Needless to say, given that I snagged the Botteri's too easily, the Tricolored Heron I sought was nowhere to be found. After an hour, I was on the verge of bagging it. But the damn sign-in sheet had someone reporting it just an hour previously. So I did one of those, "I'll just look once more, and then I really have to go" numbers, slogged back to the western pond, and there was the blasted bird, in full view on the bank, cruelly mocking me.
I was now, of course, hopelessly late for my appointment, but found the party understanding. Drinking a camel's-worth of water, I set off for my final destination.
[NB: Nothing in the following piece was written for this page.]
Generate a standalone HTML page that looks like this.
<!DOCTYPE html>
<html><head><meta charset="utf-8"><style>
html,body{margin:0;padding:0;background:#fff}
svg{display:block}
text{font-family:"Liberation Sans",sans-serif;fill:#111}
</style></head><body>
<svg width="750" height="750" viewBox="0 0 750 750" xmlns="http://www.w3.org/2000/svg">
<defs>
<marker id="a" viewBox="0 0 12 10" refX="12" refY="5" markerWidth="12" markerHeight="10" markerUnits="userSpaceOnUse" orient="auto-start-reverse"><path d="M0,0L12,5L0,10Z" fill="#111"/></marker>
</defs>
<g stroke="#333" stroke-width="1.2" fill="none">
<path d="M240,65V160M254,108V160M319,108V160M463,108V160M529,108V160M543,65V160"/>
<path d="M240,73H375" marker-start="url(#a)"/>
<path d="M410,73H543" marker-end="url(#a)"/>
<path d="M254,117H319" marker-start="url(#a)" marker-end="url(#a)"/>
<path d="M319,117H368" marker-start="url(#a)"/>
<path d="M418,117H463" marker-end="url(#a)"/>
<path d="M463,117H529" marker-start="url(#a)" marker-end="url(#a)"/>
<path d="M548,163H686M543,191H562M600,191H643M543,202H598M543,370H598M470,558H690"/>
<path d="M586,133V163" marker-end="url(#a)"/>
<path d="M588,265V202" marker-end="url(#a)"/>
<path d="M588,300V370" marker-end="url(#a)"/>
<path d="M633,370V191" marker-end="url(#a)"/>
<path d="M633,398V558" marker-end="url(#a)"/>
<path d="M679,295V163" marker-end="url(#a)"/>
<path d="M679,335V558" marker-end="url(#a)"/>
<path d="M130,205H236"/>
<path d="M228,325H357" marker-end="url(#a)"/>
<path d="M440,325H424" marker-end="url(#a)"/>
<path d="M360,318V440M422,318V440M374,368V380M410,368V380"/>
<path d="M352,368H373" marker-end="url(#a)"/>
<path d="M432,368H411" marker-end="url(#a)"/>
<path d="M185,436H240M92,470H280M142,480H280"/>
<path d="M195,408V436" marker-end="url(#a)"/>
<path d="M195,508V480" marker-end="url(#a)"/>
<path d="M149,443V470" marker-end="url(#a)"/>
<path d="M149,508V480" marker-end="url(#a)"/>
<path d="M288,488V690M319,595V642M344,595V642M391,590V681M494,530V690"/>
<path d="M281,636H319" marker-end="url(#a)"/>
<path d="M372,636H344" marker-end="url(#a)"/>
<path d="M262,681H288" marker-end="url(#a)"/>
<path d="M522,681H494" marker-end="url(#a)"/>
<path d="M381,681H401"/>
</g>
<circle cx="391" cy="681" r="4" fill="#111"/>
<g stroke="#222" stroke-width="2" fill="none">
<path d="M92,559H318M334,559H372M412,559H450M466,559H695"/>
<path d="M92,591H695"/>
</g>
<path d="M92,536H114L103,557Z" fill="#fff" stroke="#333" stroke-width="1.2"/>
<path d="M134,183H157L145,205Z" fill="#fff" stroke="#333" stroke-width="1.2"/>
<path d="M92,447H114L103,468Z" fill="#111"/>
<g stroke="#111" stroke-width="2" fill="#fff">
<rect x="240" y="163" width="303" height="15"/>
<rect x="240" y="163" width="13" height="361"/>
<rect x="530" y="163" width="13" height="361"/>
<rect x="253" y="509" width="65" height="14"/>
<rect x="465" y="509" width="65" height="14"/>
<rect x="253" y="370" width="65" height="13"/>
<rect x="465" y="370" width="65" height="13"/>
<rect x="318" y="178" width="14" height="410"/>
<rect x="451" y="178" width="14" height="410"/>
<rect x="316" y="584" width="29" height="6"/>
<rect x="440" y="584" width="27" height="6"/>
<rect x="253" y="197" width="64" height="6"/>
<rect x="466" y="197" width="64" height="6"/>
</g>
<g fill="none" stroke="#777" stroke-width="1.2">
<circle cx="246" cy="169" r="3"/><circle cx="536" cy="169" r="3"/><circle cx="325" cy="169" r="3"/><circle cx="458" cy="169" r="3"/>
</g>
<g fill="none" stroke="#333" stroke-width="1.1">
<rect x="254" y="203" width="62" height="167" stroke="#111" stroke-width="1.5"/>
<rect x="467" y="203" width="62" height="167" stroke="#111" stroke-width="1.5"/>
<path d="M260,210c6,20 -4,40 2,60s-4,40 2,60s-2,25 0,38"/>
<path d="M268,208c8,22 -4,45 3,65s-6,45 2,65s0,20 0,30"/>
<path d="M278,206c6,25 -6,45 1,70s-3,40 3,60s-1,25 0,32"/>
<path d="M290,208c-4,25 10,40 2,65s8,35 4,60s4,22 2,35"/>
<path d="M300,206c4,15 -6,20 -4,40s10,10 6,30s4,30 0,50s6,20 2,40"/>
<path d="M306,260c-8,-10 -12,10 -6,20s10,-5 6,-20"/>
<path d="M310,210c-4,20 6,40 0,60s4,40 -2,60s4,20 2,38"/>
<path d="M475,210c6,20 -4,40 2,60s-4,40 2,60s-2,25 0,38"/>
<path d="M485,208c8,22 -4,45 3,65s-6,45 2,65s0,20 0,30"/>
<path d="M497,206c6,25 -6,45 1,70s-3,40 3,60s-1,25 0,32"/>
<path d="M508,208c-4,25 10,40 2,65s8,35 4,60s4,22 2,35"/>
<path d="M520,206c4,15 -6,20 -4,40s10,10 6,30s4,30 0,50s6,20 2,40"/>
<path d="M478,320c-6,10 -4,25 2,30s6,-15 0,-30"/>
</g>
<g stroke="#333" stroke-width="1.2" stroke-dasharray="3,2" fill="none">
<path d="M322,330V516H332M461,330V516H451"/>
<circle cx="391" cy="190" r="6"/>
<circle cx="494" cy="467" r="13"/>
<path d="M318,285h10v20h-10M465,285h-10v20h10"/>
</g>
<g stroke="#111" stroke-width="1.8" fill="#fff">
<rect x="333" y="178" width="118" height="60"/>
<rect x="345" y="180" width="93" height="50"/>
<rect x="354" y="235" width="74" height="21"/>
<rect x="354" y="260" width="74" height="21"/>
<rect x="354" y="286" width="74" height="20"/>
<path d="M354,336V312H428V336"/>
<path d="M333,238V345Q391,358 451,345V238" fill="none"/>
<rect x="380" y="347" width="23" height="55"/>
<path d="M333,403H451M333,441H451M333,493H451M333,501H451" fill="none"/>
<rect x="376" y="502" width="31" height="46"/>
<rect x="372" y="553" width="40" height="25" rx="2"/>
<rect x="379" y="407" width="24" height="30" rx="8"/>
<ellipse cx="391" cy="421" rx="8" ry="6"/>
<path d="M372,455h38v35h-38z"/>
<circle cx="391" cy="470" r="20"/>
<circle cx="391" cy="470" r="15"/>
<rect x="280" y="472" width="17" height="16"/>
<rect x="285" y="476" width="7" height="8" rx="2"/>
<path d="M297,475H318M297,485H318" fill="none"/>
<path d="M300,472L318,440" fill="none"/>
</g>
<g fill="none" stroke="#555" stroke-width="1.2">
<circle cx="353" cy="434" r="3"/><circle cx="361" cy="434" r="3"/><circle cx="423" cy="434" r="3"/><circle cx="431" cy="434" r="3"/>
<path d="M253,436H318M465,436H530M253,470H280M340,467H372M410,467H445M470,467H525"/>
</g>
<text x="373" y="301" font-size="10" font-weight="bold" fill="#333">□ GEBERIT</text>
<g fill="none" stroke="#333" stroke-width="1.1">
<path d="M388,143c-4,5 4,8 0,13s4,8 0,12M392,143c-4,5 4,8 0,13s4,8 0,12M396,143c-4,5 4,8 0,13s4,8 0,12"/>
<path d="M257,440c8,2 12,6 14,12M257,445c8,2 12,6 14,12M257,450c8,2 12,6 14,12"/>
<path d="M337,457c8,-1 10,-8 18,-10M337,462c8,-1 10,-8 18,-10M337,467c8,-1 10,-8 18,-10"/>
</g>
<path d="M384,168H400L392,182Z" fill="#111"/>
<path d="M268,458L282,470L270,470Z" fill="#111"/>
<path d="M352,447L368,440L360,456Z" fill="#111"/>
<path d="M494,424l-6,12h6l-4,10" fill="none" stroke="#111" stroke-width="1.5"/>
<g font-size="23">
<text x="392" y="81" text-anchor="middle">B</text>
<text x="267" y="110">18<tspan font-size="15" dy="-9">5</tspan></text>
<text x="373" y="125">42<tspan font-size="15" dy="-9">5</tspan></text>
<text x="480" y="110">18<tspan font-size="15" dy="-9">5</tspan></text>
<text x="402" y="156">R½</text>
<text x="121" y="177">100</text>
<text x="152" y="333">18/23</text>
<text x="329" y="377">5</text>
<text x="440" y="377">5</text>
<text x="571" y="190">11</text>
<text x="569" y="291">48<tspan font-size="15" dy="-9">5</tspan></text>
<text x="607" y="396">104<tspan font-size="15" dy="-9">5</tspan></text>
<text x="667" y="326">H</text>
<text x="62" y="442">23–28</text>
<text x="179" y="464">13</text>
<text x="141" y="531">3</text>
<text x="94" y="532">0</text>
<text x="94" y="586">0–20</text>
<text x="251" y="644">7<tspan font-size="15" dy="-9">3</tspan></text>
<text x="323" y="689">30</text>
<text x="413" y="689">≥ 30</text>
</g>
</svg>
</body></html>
The route took me through distinctly unlovely SE Tucson to a small man-made lake that deserved its location. Looking across backed-up scum so thick the grackles were walking on its surface, the reported juvie Reddish Egret, a great bird for AZ, lounged on the far bank. Which was good, as I was really, hopelessly late for getting the object of my errand back to Sedona.
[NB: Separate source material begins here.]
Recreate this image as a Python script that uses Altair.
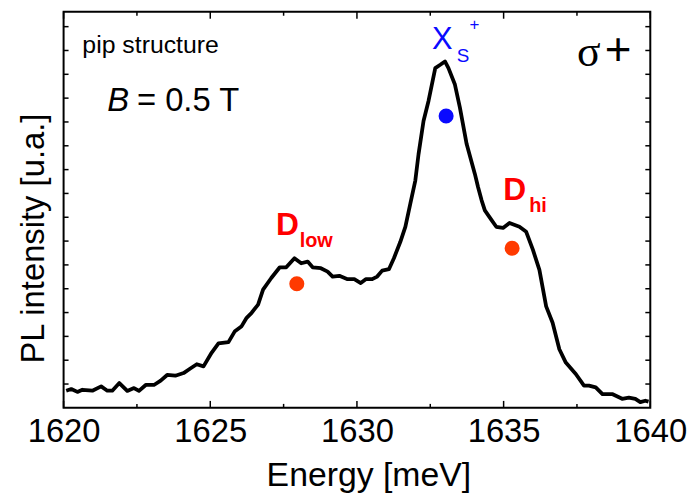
import altair as alt
import pandas as pd

# PL spectrum (energy in meV, intensity in arbitrary units)
energy = [1620.09, 1620.26, 1620.47, 1620.64, 1620.98, 1621.28, 1621.49, 1621.66, 1621.90, 1622.17,
          1622.40, 1622.57, 1622.80, 1623.08, 1623.31, 1623.53, 1623.81, 1624.09, 1624.32, 1624.54,
          1624.77, 1625.05, 1625.28, 1625.62, 1625.84, 1626.07, 1626.24, 1626.41, 1626.63, 1626.80,
          1627.08, 1627.37, 1627.59, 1627.87, 1628.10, 1628.32, 1628.49, 1628.77, 1629.00, 1629.17,
          1629.40, 1629.68, 1629.91, 1630.13, 1630.30, 1630.52, 1630.69, 1630.86, 1631.09, 1631.26,
          1631.48, 1631.65, 1631.82, 1631.99, 1632.10, 1632.27, 1632.44, 1632.67, 1632.84, 1633.00,
          1633.12, 1633.34, 1633.51, 1633.74, 1634.02, 1634.13, 1634.25, 1634.36, 1634.59, 1634.75,
          1634.98, 1635.20, 1635.54, 1635.77, 1636.00, 1636.22, 1636.45, 1636.67, 1636.90, 1637.12,
          1637.46, 1637.74, 1637.91, 1638.14, 1638.37, 1638.70, 1639.04, 1639.27, 1639.49, 1639.66,
          1639.83, 1639.94]
intensity = [0.72, 0.79, 0.67, 0.76, 0.72, 0.90, 0.72, 0.72, 1.04, 0.71,
             0.83, 0.71, 0.96, 0.96, 1.14, 1.38, 1.35, 1.46, 1.65, 1.83,
             1.74, 2.32, 2.71, 2.76, 3.22, 3.43, 3.78, 3.99, 4.33, 4.96,
             5.45, 5.90, 5.90, 6.28, 6.07, 6.14, 5.90, 5.86, 5.72, 5.51,
             5.54, 5.40, 5.40, 5.24, 5.40, 5.40, 5.51, 5.76, 5.82, 6.28,
             6.97, 7.60, 8.57, 9.54, 10.65, 12.04, 12.88, 14.26, 14.40, 14.54,
             14.26, 13.57, 12.60, 11.07, 9.82, 9.26, 8.71, 8.29, 7.88, 7.60,
             7.55, 7.76, 7.60, 7.39, 6.63, 5.79, 4.26, 3.57, 2.46, 1.90,
             1.42, 0.93, 0.93, 0.86, 0.58, 0.58, 0.38, 0.43, 0.38, 0.24,
             0.30, 0.26]

# Peak positions marked by dots
marker_name = ["Xs+", "Dlow", "Dhi"]
marker_energy = [1633.04, 1627.95, 1635.29]
marker_intensity = [12.25, 5.21, 6.70]

# Tick positions
x_major = [1620, 1625, 1630, 1635, 1640]
x_minor = [1622.5, 1627.5, 1632.5, 1637.5]
y_ticks = list(range(1, 17))

FONT = "Liberation Sans"
W, H = 591, 399

xs = alt.Scale(domain=[1620, 1640], nice=False, zero=False)
ys = alt.Scale(domain=[0, 16.625], nice=False, zero=False)

x_axis = alt.Axis(
    title="Energy [meV]", values=x_major, format="d", ticks=False, domain=False, grid=False,
    labelFontSize=33, labelFont=FONT, labelColor="black", labelPadding=8,
    labelOverlap=False, labelFlush=False, labelBound=False,
    titleFontSize=34, titleFont=FONT, titleFontWeight="normal", titleColor="black",
    titleX=307, titleY=78, titleBaseline="alphabetic", titleAlign="center")
y_axis = alt.Axis(
    title="PL intensity [u.a.]", labels=False, ticks=False, domain=False, grid=False,
    titleFontSize=33, titleFont=FONT, titleFontWeight="normal", titleColor="black",
    titleAngle=270, titleX=-20, titleY=228, titleBaseline="alphabetic", titleAlign="center")

spec_df = pd.DataFrame({"E": energy, "I": intensity})
mk_df = pd.DataFrame({"E": marker_energy, "I": marker_intensity, "name": marker_name})

line = alt.Chart(spec_df).mark_line(color="black", strokeWidth=3.8, strokeJoin="round").encode(
    x=alt.X("E:Q", scale=xs, axis=x_axis),
    y=alt.Y("I:Q", scale=ys, axis=y_axis),
)

dots = alt.Chart(mk_df).mark_circle(size=230, opacity=1).encode(
    x=alt.X("E:Q", scale=xs, axis=x_axis),
    y=alt.Y("I:Q", scale=ys, axis=y_axis),
    color=alt.Color("name:N", legend=None, scale=alt.Scale(
        domain=["Xs+", "Dlow", "Dhi"], range=["#0a0aff", "#ff3a00", "#ff3a00"])),
)

def rule_x(vals, y0, y1):
    return alt.Chart(pd.DataFrame({"E": vals})).mark_rule(color="black", strokeWidth=1.5).encode(
        x=alt.X("E:Q", scale=xs, axis=x_axis), y=alt.value(y0), y2=alt.value(y1))

def rule_y(vals, x0, x1):
    return alt.Chart(pd.DataFrame({"I": vals})).mark_rule(color="black", strokeWidth=1.5).encode(
        y=alt.Y("I:Q", scale=ys, axis=y_axis), x=alt.value(x0), x2=alt.value(x1))

ticks = [
    rule_x(x_major, H, H - 7), rule_x(x_major, 0, 7),
    rule_x(x_minor, H, H - 4), rule_x(x_minor, 0, 4),
    rule_y(y_ticks, 0, 5), rule_y(y_ticks, W, W - 5),
]

def label(text, e, i, size, color="black", weight="normal", style="normal", font=FONT):
    return alt.Chart(pd.DataFrame({"t": [text]})).mark_text(
        align="left", baseline="alphabetic", fontSize=size, color=color,
        fontWeight=weight, fontStyle=style, font=font).encode(
        x=alt.XDatum(e, scale=xs, axis=x_axis), y=alt.YDatum(i, scale=ys, axis=y_axis), text="t:N")

blue = "#0a0aff"
red = "#ff0000"
labels = [
    label("pip structure", 1620.64, 14.875, 25),
    label("B", 1621.49, 12.458, 33, style="italic"),
    label("= 0.5 T", 1622.50, 12.458, 33),
    label("X", 1632.555, 15.083, 31, color=blue),
    label("S", 1633.40, 14.50, 19, color=blue),
    label("+", 1633.84, 15.875, 17, color=blue),
    label("σ", 1637.50, 14.33, 44, font="Liberation Serif"),
    label("+", 1638.45, 14.40, 46),
    label("D", 1627.24, 7.25, 32, color=red, weight="bold"),
    label("low", 1628.05, 6.75, 20, color=red, weight="bold"),
    label("D", 1634.99, 8.71, 32, color=red, weight="bold"),
    label("hi", 1635.87, 8.21, 20, color=red, weight="bold"),
]

chart = alt.layer(line, dots, *ticks, *labels).properties(
    width=W, height=H,
    autosize=alt.AutoSizeParams(type="none"),
    padding={"left": 56, "top": 2, "right": 40, "bottom": 88},
    background="white",
).configure_view(stroke="black", strokeWidth=2)

chart.save("out.html", embed_options={"renderer": "svg", "actions": False})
All was well in the end and I felt enormously pleased. In July, a month when I usually barely bird if I can avoid it, I batted better than .500, snagging three excellent new birds with only a somewhat life-threatening loss of bodily fluid.
My blogging has been non-existent because I am the anti-bear.
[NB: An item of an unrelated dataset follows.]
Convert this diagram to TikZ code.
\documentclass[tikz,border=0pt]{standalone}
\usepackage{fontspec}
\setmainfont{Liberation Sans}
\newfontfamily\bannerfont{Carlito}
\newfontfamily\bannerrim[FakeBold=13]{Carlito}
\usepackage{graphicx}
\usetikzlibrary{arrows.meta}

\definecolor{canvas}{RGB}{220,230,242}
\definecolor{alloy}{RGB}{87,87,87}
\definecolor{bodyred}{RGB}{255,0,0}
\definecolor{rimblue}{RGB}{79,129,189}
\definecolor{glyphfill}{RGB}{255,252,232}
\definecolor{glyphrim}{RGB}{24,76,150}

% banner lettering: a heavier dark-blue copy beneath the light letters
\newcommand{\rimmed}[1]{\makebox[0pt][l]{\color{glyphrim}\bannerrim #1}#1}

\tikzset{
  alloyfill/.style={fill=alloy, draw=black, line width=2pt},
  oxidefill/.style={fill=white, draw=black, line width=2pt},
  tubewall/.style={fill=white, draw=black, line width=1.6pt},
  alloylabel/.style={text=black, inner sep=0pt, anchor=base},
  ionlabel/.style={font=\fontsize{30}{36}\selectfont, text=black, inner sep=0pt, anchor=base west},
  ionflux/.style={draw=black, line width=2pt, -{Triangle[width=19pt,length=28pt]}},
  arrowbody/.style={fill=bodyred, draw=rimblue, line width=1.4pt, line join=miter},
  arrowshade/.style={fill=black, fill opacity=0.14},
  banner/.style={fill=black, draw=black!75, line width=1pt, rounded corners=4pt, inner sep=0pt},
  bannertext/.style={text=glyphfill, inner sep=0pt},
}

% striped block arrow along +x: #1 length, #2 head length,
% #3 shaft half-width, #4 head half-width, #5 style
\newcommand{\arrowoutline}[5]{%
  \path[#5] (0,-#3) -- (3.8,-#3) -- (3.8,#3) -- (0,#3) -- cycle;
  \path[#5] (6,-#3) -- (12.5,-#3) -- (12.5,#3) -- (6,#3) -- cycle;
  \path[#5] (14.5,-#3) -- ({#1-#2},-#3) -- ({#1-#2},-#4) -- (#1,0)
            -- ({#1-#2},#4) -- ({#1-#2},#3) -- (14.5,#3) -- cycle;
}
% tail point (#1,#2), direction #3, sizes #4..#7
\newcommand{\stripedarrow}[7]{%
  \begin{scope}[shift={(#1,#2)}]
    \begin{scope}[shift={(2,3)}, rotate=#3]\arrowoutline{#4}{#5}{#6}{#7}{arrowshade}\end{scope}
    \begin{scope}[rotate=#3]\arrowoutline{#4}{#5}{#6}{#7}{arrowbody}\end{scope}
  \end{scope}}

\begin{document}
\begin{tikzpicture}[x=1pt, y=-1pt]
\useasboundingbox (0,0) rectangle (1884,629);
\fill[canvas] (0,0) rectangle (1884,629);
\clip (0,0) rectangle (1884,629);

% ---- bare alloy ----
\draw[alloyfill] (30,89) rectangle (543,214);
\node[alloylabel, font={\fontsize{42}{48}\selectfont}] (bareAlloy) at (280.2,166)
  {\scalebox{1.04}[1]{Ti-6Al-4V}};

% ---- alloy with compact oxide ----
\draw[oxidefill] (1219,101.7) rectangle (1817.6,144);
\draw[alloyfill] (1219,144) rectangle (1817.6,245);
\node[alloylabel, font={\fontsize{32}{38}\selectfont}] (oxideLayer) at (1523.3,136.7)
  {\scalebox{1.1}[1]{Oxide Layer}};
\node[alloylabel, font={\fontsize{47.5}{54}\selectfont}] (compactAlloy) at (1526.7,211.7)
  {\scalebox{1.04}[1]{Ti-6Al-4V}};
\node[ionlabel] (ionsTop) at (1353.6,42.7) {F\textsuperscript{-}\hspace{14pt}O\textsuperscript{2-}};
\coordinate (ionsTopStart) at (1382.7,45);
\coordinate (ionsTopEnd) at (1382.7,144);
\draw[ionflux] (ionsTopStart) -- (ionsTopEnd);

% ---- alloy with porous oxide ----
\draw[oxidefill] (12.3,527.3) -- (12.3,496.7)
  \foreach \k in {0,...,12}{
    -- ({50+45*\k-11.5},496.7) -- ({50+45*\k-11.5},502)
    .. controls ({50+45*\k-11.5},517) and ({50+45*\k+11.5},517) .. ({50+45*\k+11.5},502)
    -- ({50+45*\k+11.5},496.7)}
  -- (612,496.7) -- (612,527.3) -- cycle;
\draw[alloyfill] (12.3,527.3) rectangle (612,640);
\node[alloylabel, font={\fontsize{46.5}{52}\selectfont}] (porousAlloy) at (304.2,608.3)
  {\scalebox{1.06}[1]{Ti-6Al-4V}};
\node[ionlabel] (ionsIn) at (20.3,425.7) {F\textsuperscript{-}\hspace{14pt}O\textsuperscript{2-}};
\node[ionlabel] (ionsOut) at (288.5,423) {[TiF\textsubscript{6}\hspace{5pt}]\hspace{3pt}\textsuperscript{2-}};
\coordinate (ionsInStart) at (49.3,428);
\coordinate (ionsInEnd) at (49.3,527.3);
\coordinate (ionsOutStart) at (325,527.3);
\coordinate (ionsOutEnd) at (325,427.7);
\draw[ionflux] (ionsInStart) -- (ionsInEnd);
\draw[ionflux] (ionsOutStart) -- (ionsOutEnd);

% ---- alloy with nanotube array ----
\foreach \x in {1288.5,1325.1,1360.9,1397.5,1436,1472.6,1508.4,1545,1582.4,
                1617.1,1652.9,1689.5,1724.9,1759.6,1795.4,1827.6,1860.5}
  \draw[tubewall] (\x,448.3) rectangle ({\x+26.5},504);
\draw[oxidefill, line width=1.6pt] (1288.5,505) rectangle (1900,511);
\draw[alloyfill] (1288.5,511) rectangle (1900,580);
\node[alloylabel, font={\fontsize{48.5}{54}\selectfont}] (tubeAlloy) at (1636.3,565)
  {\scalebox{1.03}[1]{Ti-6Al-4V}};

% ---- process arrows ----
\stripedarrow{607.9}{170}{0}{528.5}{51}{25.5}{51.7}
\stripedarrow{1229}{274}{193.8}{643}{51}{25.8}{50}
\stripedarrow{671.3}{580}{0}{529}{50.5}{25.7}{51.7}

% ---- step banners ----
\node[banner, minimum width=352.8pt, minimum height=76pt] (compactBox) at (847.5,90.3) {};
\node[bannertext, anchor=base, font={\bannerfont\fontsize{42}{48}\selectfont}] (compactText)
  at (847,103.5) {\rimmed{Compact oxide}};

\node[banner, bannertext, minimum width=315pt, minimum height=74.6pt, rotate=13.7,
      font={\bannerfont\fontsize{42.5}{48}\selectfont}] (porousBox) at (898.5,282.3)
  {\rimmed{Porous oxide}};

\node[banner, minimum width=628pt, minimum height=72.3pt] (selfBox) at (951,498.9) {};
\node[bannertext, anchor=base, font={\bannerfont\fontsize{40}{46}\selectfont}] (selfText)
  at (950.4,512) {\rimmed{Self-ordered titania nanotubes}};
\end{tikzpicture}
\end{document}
I have a body metabolism that runs quite hot. So. Where do I live? Saskatchewan? Caribou? Stockholm? No. Arizona. From June through September I hibernate.
Last year, I compensated by birding at our highest elevations -- Mt. Humphreys in the San Francisco Peaks near Flagstaff rises to well over 12,000 feet. Niche birds there: Clark's Nutcracker, Three-toed Woodpecker, Blue Grouse.
Not this year. I got my ya-ya's out pretty well in France, so hibernation has been nearly total.
But you know how it is. You can't just not bird. Especially when you just got new binocs, like I did. So, on the rare occasions when I've been sighted in the wild, I've been concentrating on the last possible lifers among our local breeding birds. Went to Mingus Mountain and got great looks at Greater Pewee. Spent a sweaty, frustrating afternoon looking for the near-mythic Mississippi Kite pair rumored to nest on the Verde River. And two days ago, I spent two hours squinting up tree trunks in a ponderosa pine patch on Mt. Kendrick fruitlessly searching for the Mexican Spotted Owl all of my birding friends have turned up. A 55-mile trip to the patch. Tough beat.
And now, not only is it 100 every day but the humidity's rising as we build to a(hopefully virile) monsoon season. Our area hasn't seen a drop of rain since April 24.
We're scouting now for prime locations to attract southbound shorebirds. But it's gonna have to be something really good to lure me out of my cave.